Records for processing:
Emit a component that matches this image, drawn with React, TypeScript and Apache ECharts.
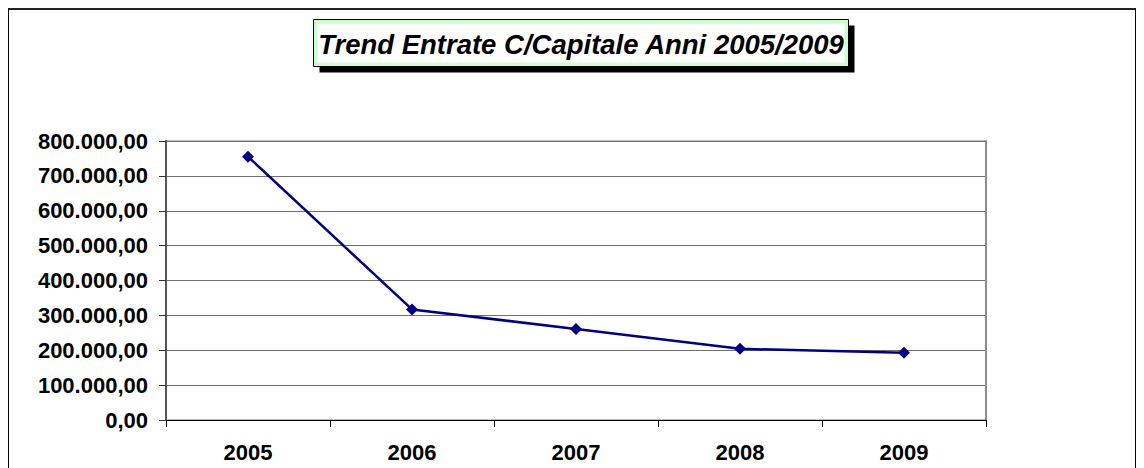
import React, { useEffect, useRef } from "react";
import * as echarts from "echarts";

const titleText = "Trend Entrate C/Capitale Anni 2005/2009";
const years = ["2005", "2006", "2007", "2008", "2009"];
const entrate = [755000, 317000, 261000, 204000, 193000];
const yMin = 0;
const yMax = 800000;
const yStep = 100000;

const FONT = "'Liberation Sans', Arial, Helvetica, sans-serif";

function fmtIt(v: number): string {
  const fixed = Math.abs(v).toFixed(2);
  const [intPart, dec] = fixed.split(".");
  const withDots = intPart.replace(/\B(?=(\d{3})+(?!\d))/g, ".");
  return (v < 0 ? "-" : "") + withDots + "," + dec;
}

export default function App() {
  const ref = useRef<HTMLDivElement>(null);

  useEffect(() => {
    document.body.style.overflow = "hidden";
    if (!ref.current) return;
    const chart = echarts.init(ref.current, undefined, { renderer: "svg" });
    chart.setOption({
      animation: false,
      backgroundColor: "#ffffff",
      grid: {
        left: 157,
        top: 131,
        right: 149,
        bottom: 48,
        show: true,
        borderColor: "#7a7a7a",
        borderWidth: 1,
        containLabel: false,
      },
      xAxis: {
        type: "category",
        data: years,
        boundaryGap: true,
        axisLine: { show: true, lineStyle: { color: "#000000", width: 1 } },
        axisTick: {
          show: true,
          alignWithLabel: false,
          length: 7,
          lineStyle: { color: "#000000", width: 1 },
        },
        axisLabel: {
          margin: 21,
          fontFamily: FONT,
          fontSize: 22,
          fontWeight: "bold",
          color: "#000000",
        },
        splitLine: { show: false },
      },
      yAxis: [
        {
          type: "value",
          min: yMin,
          max: yMax,
          interval: yStep,
          axisLine: { show: true, lineStyle: { color: "#555555", width: 2 } },
          axisTick: {
            show: true,
            length: 7,
            lineStyle: { color: "#333333", width: 1 },
          },
          axisLabel: {
            margin: 18,
            fontFamily: FONT,
            fontSize: 22,
            fontWeight: "bold",
            color: "#000000",
            formatter: (v: number) => fmtIt(v),
          },
          splitLine: { show: true, lineStyle: { color: "#6e6e6e", width: 1 } },
        },
        {
          type: "value",
          position: "right",
          min: yMin,
          max: yMax,
          interval: yStep,
          axisLine: { show: true, lineStyle: { color: "#8c8c8c", width: 2 } },
          axisTick: { show: false },
          axisLabel: { show: false },
          splitLine: { show: false },
        },
      ],
      series: [
        {
          type: "line",
          data: entrate,
          yAxisIndex: 0,
          color: "#000080",
          lineStyle: { color: "#000080", width: 2.5 },
          itemStyle: { color: "#000080" },
          symbol: "diamond",
          symbolSize: 12,
          showSymbol: true,
        },
      ],
      graphic: [
        {
          type: "group",
          left: 304,
          top: 9,
          children: [
            {
              type: "rect",
              shape: { x: 6, y: 6, width: 535, height: 47 },
              style: { fill: "#000000" },
            },
            {
              type: "rect",
              shape: { x: 0, y: 0, width: 535, height: 47 },
              style: { fill: "#ccffcc", stroke: "#000000", lineWidth: 1 },
            },
            {
              type: "rect",
              shape: { x: 4, y: 4, width: 527, height: 39 },
              style: { fill: "#ffffff" },
            },
            {
              type: "text",
              x: 267.5,
              y: 24.5,
              style: {
                text: titleText,
                fontFamily: FONT,
                fontSize: 27.5,
                fontWeight: "bold",
                fontStyle: "italic",
                fill: "#000000",
                align: "center",
                verticalAlign: "middle",
              },
            },
          ],
        },
      ],
    });
    return () => {
      chart.dispose();
    };
  }, []);

  return (
    <div
      style={{
        width: 1126,
        height: 458,
        borderTop: "2px solid #222222",
        borderLeft: "1px solid #000000",
        borderRight: "1px solid #000000",
        background: "#ffffff",
      }}
    >
      <div ref={ref} style={{ width: 1126, height: 458 }} />
    </div>
  );
}
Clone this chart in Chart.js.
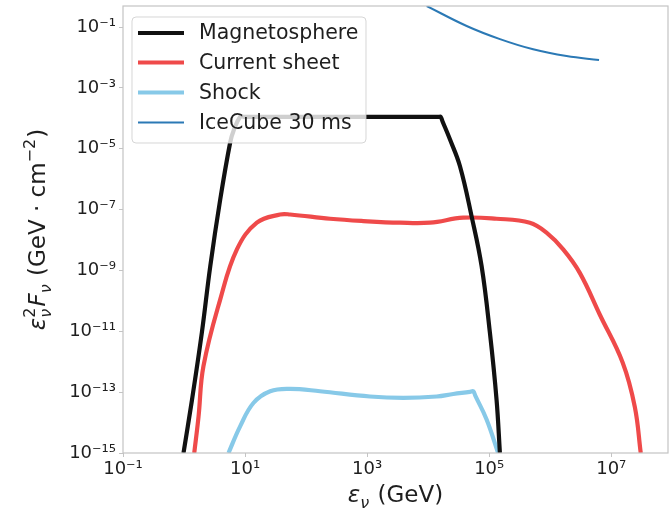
<!DOCTYPE html>
<html>
<head>
<meta charset="utf-8">
<script src="https://cdn.jsdelivr.net/npm/chart.js@4"></script>
<style>
  html, body { margin: 0; padding: 0; background: #fff; }
  #c { display: block; }
</style>
</head>
<body>
<canvas id="c" width="672" height="508"></canvas>
<script>
// ---- data ----
const seriesNames = ['Magnetosphere', 'Current sheet', 'Shock', 'IceCube 30 ms'];

const magX = [0.98, 1.35, 1.96, 2.69, 3.91, 5.7, 6.5, 8.3, 9.5, 100, 1000, 15000, 16000, 17140, 22800, 33100, 51500, 75100, 102600, 132000, 149700];
const magY = [1e-15, 5.6e-14, 9.1e-12, 1.38e-9, 2.1e-7, 1.6e-5, 4.0e-5, 1.12e-4, 1.12e-4, 1.12e-4, 1.12e-4, 1.12e-4, 1.12e-4, 8.0e-5, 2.0e-5, 2.7e-6, 6.0e-8, 1.38e-9, 9.1e-12, 5.6e-14, 1e-15];

const csX = [1.47, 1.73, 2.08, 3.91, 7.35, 15.6, 37.5, 54.7, 247, 867, 3450, 10700, 37500, 132000, 463000, 869000, 1.63e6, 3.05e6, 6.5e6, 1.54e7, 2.43e7, 3.04e7];
const csY = [1e-15, 1.6e-14, 7.1e-13, 1.1e-10, 4.9e-9, 3.7e-8, 6.9e-8, 6.9e-8, 5.0e-8, 4.2e-8, 3.7e-8, 3.7e-8, 5.4e-8, 5.0e-8, 3.7e-8, 1.74e-8, 4.9e-9, 8.3e-10, 3.5e-11, 9.3e-13, 3.3e-14, 1e-15];

const shX = [5.35, 8.3, 13.7, 25.8, 54.7, 169, 1110, 3910, 13800, 25800, 48300, 54700, 59400, 90600, 140000];
const shY = [1e-15, 7.5e-15, 4.4e-14, 1.07e-13, 1.28e-13, 1.07e-13, 7.2e-14, 6.5e-14, 7.2e-14, 8.7e-14, 1.02e-13, 1.07e-13, 7.5e-14, 1.26e-14, 1e-15];

const icX = [9450, 42700, 150000, 525000, 1.85e6, 6.3e6];
const icY = [0.49, 0.108, 0.040, 0.0185, 0.0111, 0.0082];

const xTicks = [1e-1, 1e1, 1e3, 1e5, 1e7];
const yTicks = [1e-15, 1e-13, 1e-11, 1e-9, 1e-7, 1e-5, 1e-3, 1e-1];

// ---- helpers ----
const SUP = {'-': '⁻', '0': '⁰', '1': '¹', '2': '²', '3': '³', '4': '⁴', '5': '⁵', '6': '⁶', '7': '⁷', '8': '⁸', '9': '⁹'};
function powLabel(v) {
  const e = Math.round(Math.log10(v));
  return '10' + String(e).split('').map(c => SUP[c]).join('');
}
function pts(xs, ys) { return xs.map((x, i) => ({x: x, y: ys[i]})); }

const FONT = "'DejaVu Sans', sans-serif";
const TXT = '#1e1e1e';
const FRAME = '#c4c4c4';

// rich (math-like) text drawing
function partFont(p, base) {
  const size = (p.k === 'sup' || p.k === 'sub' || p.k === 'ss') ? Math.round(base * 0.7) : base;
  const it = p.i ? 'italic ' : '';
  return it + size + 'px ' + FONT;
}
function partWidth(ctx, p, base) {
  ctx.font = partFont(p, base);
  if (p.k === 'ss') return Math.max(ctx.measureText(p.t[0]).width, ctx.measureText(p.t[1]).width) + 1;
  return ctx.measureText(p.t).width + (p.k === 'sup' || p.k === 'sub' ? 1 : 0);
}
function drawRich(ctx, parts, cx, baseY, base) {
  let total = 0;
  parts.forEach(p => total += partWidth(ctx, p, base));
  let x = cx - total / 2;
  ctx.textAlign = 'left';
  ctx.textBaseline = 'alphabetic';
  ctx.fillStyle = TXT;
  parts.forEach(p => {
    const w = partWidth(ctx, p, base);
    ctx.font = partFont(p, base);
    if (p.k === 'ss') {
      ctx.font = Math.round(base * 0.7) + 'px ' + FONT;
      ctx.fillText(p.t[0], x, baseY - base * 0.42);
      ctx.font = 'italic ' + Math.round(base * 0.7) + 'px ' + FONT;
      ctx.fillText(p.t[1], x, baseY + base * 0.25);
    } else if (p.k === 'sup') {
      ctx.fillText(p.t, x, baseY - base * 0.42);
    } else if (p.k === 'sub') {
      ctx.fillText(p.t, x, baseY + base * 0.25);
    } else {
      ctx.fillText(p.t, x, baseY);
    }
    x += w;
  });
}

const yTitleParts = [
  {k: 'n', i: true, t: 'ε'}, {k: 'ss', t: ['2', 'ν']}, {k: 'n', i: true, t: 'F'}, {k: 'sub', i: true, t: 'ν'},
  {k: 'n', t: ' (GeV · cm'}, {k: 'sup', t: '−2'}, {k: 'n', t: ')'}
];
const xTitleParts = [
  {k: 'n', i: true, t: 'ε'}, {k: 'sub', i: true, t: 'ν'}, {k: 'n', t: ' (GeV)'}
];

const decorPlugin = {
  id: 'decor',
  afterDatasetsDraw(chart) {
    const ctx = chart.ctx;
    const a = chart.chartArea;
    ctx.save();
    // frame
    ctx.strokeStyle = FRAME;
    ctx.lineWidth = 1.2;
    ctx.strokeRect(a.left, a.top, a.right - a.left, a.bottom - a.top);
    // legend
    const lx = 132, ly = 17, lw = 234, lh = 126, r = 4;
    ctx.beginPath();
    ctx.moveTo(lx + r, ly);
    ctx.arcTo(lx + lw, ly, lx + lw, ly + lh, r);
    ctx.arcTo(lx + lw, ly + lh, lx, ly + lh, r);
    ctx.arcTo(lx, ly + lh, lx, ly, r);
    ctx.arcTo(lx, ly, lx + lw, ly, r);
    ctx.closePath();
    ctx.fillStyle = 'rgba(255,255,255,0.8)';
    ctx.fill();
    ctx.strokeStyle = 'rgba(204,204,204,0.8)';
    ctx.lineWidth = 1;
    ctx.stroke();
    const rows = [33, 62.5, 92.5, 122.5];
    chart.data.datasets.forEach((ds, i) => {
      const y = rows[i];
      ctx.beginPath();
      ctx.moveTo(138, y);
      ctx.lineTo(184, y);
      ctx.strokeStyle = ds.borderColor;
      ctx.lineWidth = ds.borderWidth;
      ctx.lineCap = 'butt';
      ctx.stroke();
      ctx.fillStyle = TXT;
      ctx.font = '20.5px ' + FONT;
      ctx.textAlign = 'left';
      ctx.textBaseline = 'middle';
      ctx.fillText(ds.label, 199, y + 1);
    });
    ctx.restore();
  },
  afterDraw(chart) {
    const ctx = chart.ctx;
    const a = chart.chartArea;
    ctx.save();
    drawRich(ctx, xTitleParts, (a.left + a.right) / 2, 502, 23);
    ctx.translate(37, (a.top + a.bottom) / 2);
    ctx.rotate(-Math.PI / 2);
    drawRich(ctx, yTitleParts, 0, 8, 23);
    ctx.restore();
  }
};

new Chart(document.getElementById('c'), {
  type: 'line',
  data: {
    datasets: [
      {label: seriesNames[0], data: pts(magX, magY), borderColor: '#111111', borderWidth: 4.2},
      {label: seriesNames[1], data: pts(csX, csY), borderColor: '#ef4a4a', borderWidth: 4.2},
      {label: seriesNames[2], data: pts(shX, shY), borderColor: '#87c9e8', borderWidth: 4.2},
      {label: seriesNames[3], data: pts(icX, icY), borderColor: '#2b79b5', borderWidth: 2}
    ]
  },
  options: {
    responsive: false,
    animation: false,
    devicePixelRatio: 1,
    datasets: {
      line: {pointRadius: 0, fill: false, tension: 0.4, borderJoinStyle: 'round', borderCapStyle: 'butt'}
    },
    layout: {padding: {top: 6, right: 4, left: 0, bottom: 0}},
    plugins: {legend: {display: false}, tooltip: {enabled: false}, title: {display: false}},
    scales: {
      x: {
        type: 'logarithmic',
        min: 0.1, max: 8.5e7,
        afterBuildTicks: s => { s.ticks = xTicks.map(v => ({value: v})); },
        afterFit: s => { s.height = 55; s.paddingLeft = 0; s.paddingRight = 0; },
        grid: {drawOnChartArea: false, drawTicks: true, tickLength: 4, color: FRAME},
        border: {display: false},
        ticks: {
          autoSkip: false, maxRotation: 0, padding: 2, color: TXT,
          font: {family: FONT, size: 18},
          callback: v => powLabel(v)
        }
      },
      y: {
        type: 'logarithmic',
        min: 1e-15, max: 0.49,
        afterBuildTicks: s => { s.ticks = yTicks.map(v => ({value: v})); },
        afterFit: s => { s.width = 123; s.paddingTop = 0; s.paddingBottom = 0; },
        grid: {drawOnChartArea: false, drawTicks: true, tickLength: 4, color: FRAME},
        border: {display: false},
        ticks: {
          autoSkip: false, padding: 3, color: TXT,
          font: {family: FONT, size: 18},
          callback: v => powLabel(v)
        }
      }
    }
  },
  plugins: [decorPlugin]
});
</script>
</body>
</html>
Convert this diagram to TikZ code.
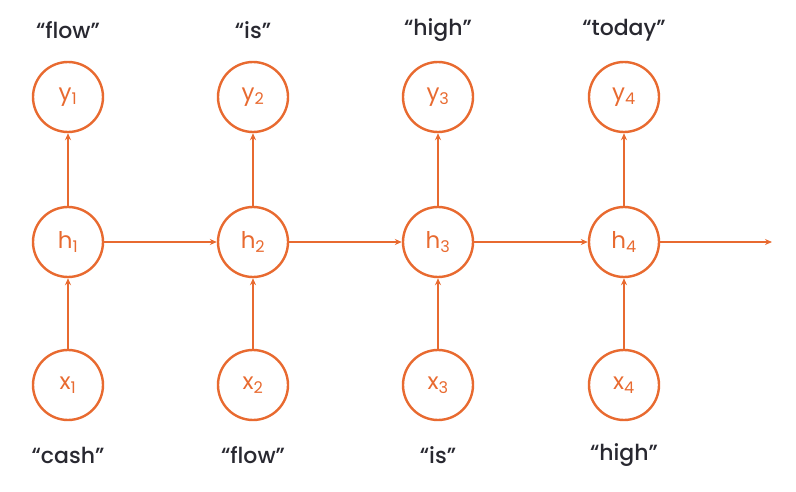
\documentclass[tikz,border=0pt]{standalone}
\usepackage{fontspec}
\setmainfont{Poppins}[BoldFont={* Medium}]
\usetikzlibrary{arrows.meta}
\definecolor{rnnorange}{RGB}{232,106,48}
\definecolor{wordgray}{RGB}{40,40,48}
\begin{document}
\begin{tikzpicture}[x=1pt,y=-1pt,
  cell/.style={circle,draw=rnnorange,line width=2.4pt,minimum size=70pt,inner sep=0pt,text=rnnorange,font=\fontsize{23}{23}\selectfont},
  word/.style={text=wordgray,font=\fontsize{22}{22}\selectfont\bfseries,inner sep=0pt},
  conn/.style={draw=rnnorange,line width=2.1pt,-{Stealth[length=7pt,width=6pt]}}]
\useasboundingbox (0,0) rectangle (796,492);
\foreach \i/\x/\top/\bot in {1/68/flow/cash,2/253/is/flow,3/438/high/is,4/624/today/high}{
  \node[cell] (y\i) at (\x,97) {y$_{\mathrm{\i}}$};
  \node[cell] (h\i) at (\x,242) {h$_{\mathrm{\i}}$};
  \node[cell] (x\i) at (\x,385) {x$_{\mathrm{\i}}$};
  \node[word] (t\i) at (\x,30) {“\top”};
  \node[word] (b\i) at (\x,455) {“\bot”};
  \draw[conn] (x\i) -- (h\i);
  \draw[conn] (h\i) -- (y\i);
}
\coordinate (end) at (772,242);
\draw[conn] (h1) -- (h2);
\draw[conn] (h2) -- (h3);
\draw[conn] (h3) -- (h4);
\draw[conn] (h4) -- (end);
\end{tikzpicture}
\end{document}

Exercise aim: Collect the lines of the records that include the string "this".

Solution:
Emit a component that matches this image, drawn with React, TypeScript and Apache ECharts.
Clone this chart in Chart.js.
Convert this diagram to TikZ code.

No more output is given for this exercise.